Answer
D(0,0)
E(2a,0)
F(a,7)
Work Step by Step
First, we find the coordinates of D.
From the picture, we see vertex D is located at the origin. Hence the coordinates of D are $(0,0)$.
Next, we find the coordinates of E.
We are given the $x$-coordinate of E, which is $2a$, and from the picture, we see E lies on the $x$-axis, which means the $y$-coordinate of E is $0$. Thus vertex E has coordinates $(2a,0).$
Now we find vertex F. We are given that our triangle is an isosceles triangle where DF=FE. This means F is the vertex angle of this isosceles triangle.

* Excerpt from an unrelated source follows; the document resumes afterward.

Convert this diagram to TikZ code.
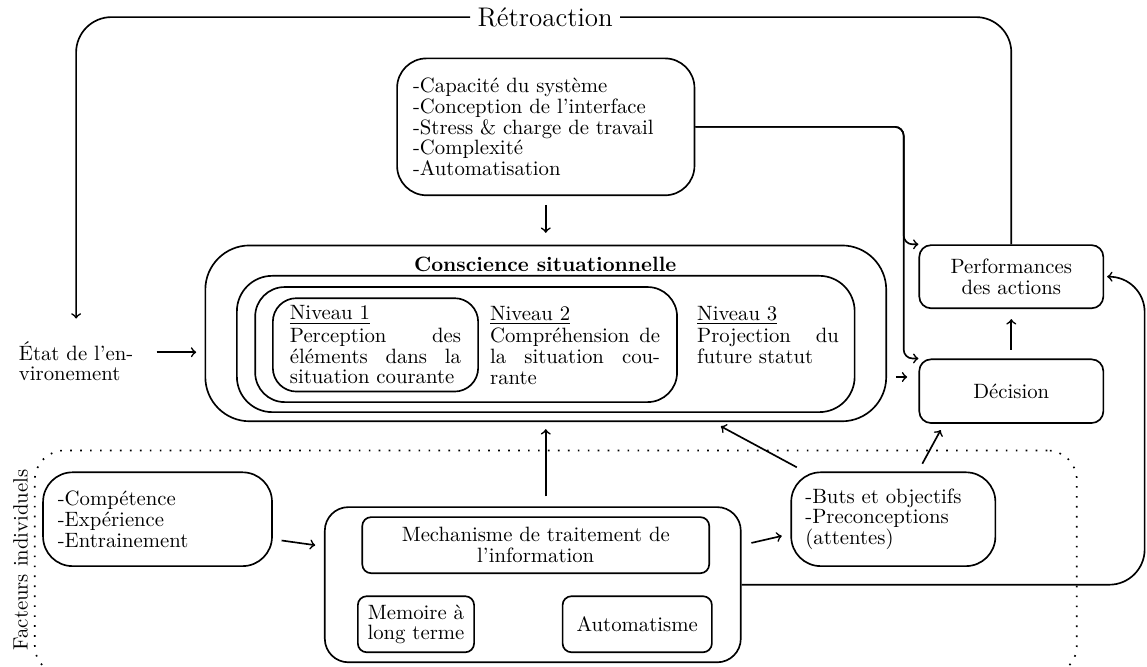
\documentclass[tikz,border=0pt]{standalone}
\usepackage{fontspec}
\usetikzlibrary{calc}
\linespread{0.83}

\begin{document}
\begin{tikzpicture}[
		boite/.style={draw, thick, rounded corners=0.5cm, align=left},
		petit/.style={draw, thick, rounded corners=0.2cm, align=center},
		cadre/.style={draw, thick},
		niveau/.style={anchor=north west, inner sep=0pt, align=justify},
		fleche/.style={thick, ->},
	]
	\useasboundingbox (0,0) rectangle (19.44,11.29);
	% facteurs du systeme et conscience situationnelle
	\node[boite, text width=4.5cm, inner xsep=0.27cm, minimum height=2.32cm] (sys) at (9.25,9.14) {-Capacité du système\\-Conception de l'interface\\-Stress \& charge de travail\\-Complexité\\-Automatisation};
	\node[cadre, rounded corners=0.75cm, minimum width=11.54cm, minimum height=2.98cm] (cs) at (9.25,5.64) {};
	\node[font=\bfseries] (titre) at (9.24,6.81) {Conscience situationnelle};
	\node[cadre, rounded corners=0.6cm, minimum width=10.47cm, minimum height=2.31cm] (cadre2) at (9.25,5.46) {};
	\node[cadre, rounded corners=0.5cm, minimum width=7.15cm, minimum height=1.95cm] (cadre1) at (7.9,5.45) {};
	\node[cadre, rounded corners=0.4cm, anchor=north west, text width=2.9cm, inner xsep=0.29cm, inner ysep=3.6pt, align=justify] (niv1) at (4.61,6.25) {\underline{Niveau 1}\\[1pt]Perception des\linebreak éléments dans la\linebreak situation courante};
	\node[niveau, text width=2.88cm] (niv2) at (8.3,6.11) {\underline{Niveau 2}\\[1pt]Compréhension de\linebreak la situation cou-\linebreak rante};
	\node[niveau, text width=2.4cm] (niv3) at (11.81,6.11) {\underline{Niveau 3}\\[1pt]Projection du\linebreak future statut};
	% decision et actions
	\node[petit, minimum width=3.12cm, minimum height=1.07cm] (perf) at (17.14,6.6) {Performances\\des actions};
	\node[petit, minimum width=3.12cm, minimum height=1.08cm] (dec) at (17.14,4.66) {Décision};
	\node[font=\fontsize{13}{15}\selectfont] (retro) at (9.24,11) {Rétroaction};
	\node[align=left] (etat) at (1.29,5.17) {État de l'en-\\vironement};
	% facteurs individuels
	\node[draw, thick, loosely dotted, rounded corners=0.5cm, minimum width=17.66cm, minimum height=3.81cm] (indiv) at (9.42,1.75) {};
	\node[rotate=90] (facteurs) at (0.35,1.8) {Facteurs individuels};
	\node[boite, text width=3.38cm, inner xsep=0.25cm, minimum height=1.59cm] (comp) at (2.67,2.49) {-Compétence\\-Expérience\\-Entrainement};
	\node[boite, rounded corners=0.4cm, minimum width=7.05cm, minimum height=2.63cm] (mech) at (9.03,1.38) {};
	\node[petit, rounded corners=0.15cm, minimum width=5.88cm, minimum height=0.95cm] (mtrait) at (9.08,2.05) {Mechanisme de traitement de\\l'information};
	\node[petit, rounded corners=0.15cm, minimum width=1.97cm, minimum height=0.95cm] (mem) at (7.05,0.71) {Memoire à\\long terme};
	\node[petit, rounded corners=0.15cm, minimum width=2.53cm, minimum height=0.95cm] (auto) at (10.8,0.71) {Automatisme};
	\node[boite, text width=2.98cm, inner xsep=0.24cm, minimum height=1.59cm] (buts) at (15.14,2.49) {-Buts et objectifs\\-Preconceptions\\(attentes)};
	\coordinate (droite) at (19.4,0);

	% fleches
	\draw[thick, rounded corners=0.6cm] (perf.north) |- (retro.east);
	\draw[fleche, rounded corners=0.6cm, shorten >=0.26cm] (retro.west) -| (etat.north);
	\draw[fleche, shorten <=0.15cm, shorten >=0.2cm] (sys) -- (cs);
	\draw[fleche, rounded corners=0.15cm] (sys.east) -| ([xshift=-0.25cm]perf.north west) -- (perf.north west);
	\draw[fleche, rounded corners=0.15cm] (sys.east) -| ([xshift=-0.25cm]dec.north west) -- (dec.north west);
	\draw[fleche, shorten <=0.27cm, shorten >=0.14cm] ([yshift=0.15cm]etat.east) -- ([yshift=0.15cm]etat.east -| cs.west);
	\draw[fleche, shorten <=0.15cm, shorten >=0.19cm] ([yshift=0.24cm]dec.west -| cs.east) -- ([yshift=0.24cm]dec.west);
	\draw[fleche, shorten <=0.15cm, shorten >=0.17cm] (dec) -- (perf);
	\draw[fleche, rounded corners=0.6cm, shorten >=0.05cm] (mech.east) -| (droite |- perf.east) -- (perf.east);
	\draw[fleche, shorten <=0.17cm, shorten >=0.12cm] (cs.south |- mech.north) -- (cs.south);
	\draw[fleche, shorten <=0.15cm, shorten >=0.15cm] ([yshift=-0.34cm]comp.east) -- ([yshift=-0.68cm]mech.north west);
	\draw[fleche, shorten <=0.17cm, shorten >=0.15cm] (mech.east |- mtrait.east) -- ([yshift=-0.25cm]buts.west);
	\draw[fleche, shorten <=0.15cm, shorten >=0.15cm] ([xshift=0.24cm]buts.north west) -- ($(cs.south)!0.49!(cs.south east)$);
	\draw[fleche, shorten <=0.15cm, shorten >=0.12cm] ([xshift=0.42cm]buts.north) -- ([xshift=-1.14cm]dec.south);
\end{tikzpicture}
\end{document}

So the altitude through vertex F will bisect $\overline{DE}$. Thus the point (let us call it M) where this altitude intersects $\overline{DE}$ is the midpoint of $\overline{DE}.$ Using the midpoint formula, we see the coordinates of M are $\left(\dfrac{2a-0}{2}, \dfrac{0-0}{2}\right)=\left(\dfrac{2a}{2}, \dfrac{0}{2}\right)=(a,2)$. Now, F is located 7 units above M. So F has the same $x$-coordinate as M, which is $a$, and it's $y$-coordinate is 7 more than that of M's $y$-coordinate. Hence the coordinates of F are $(a,7)$.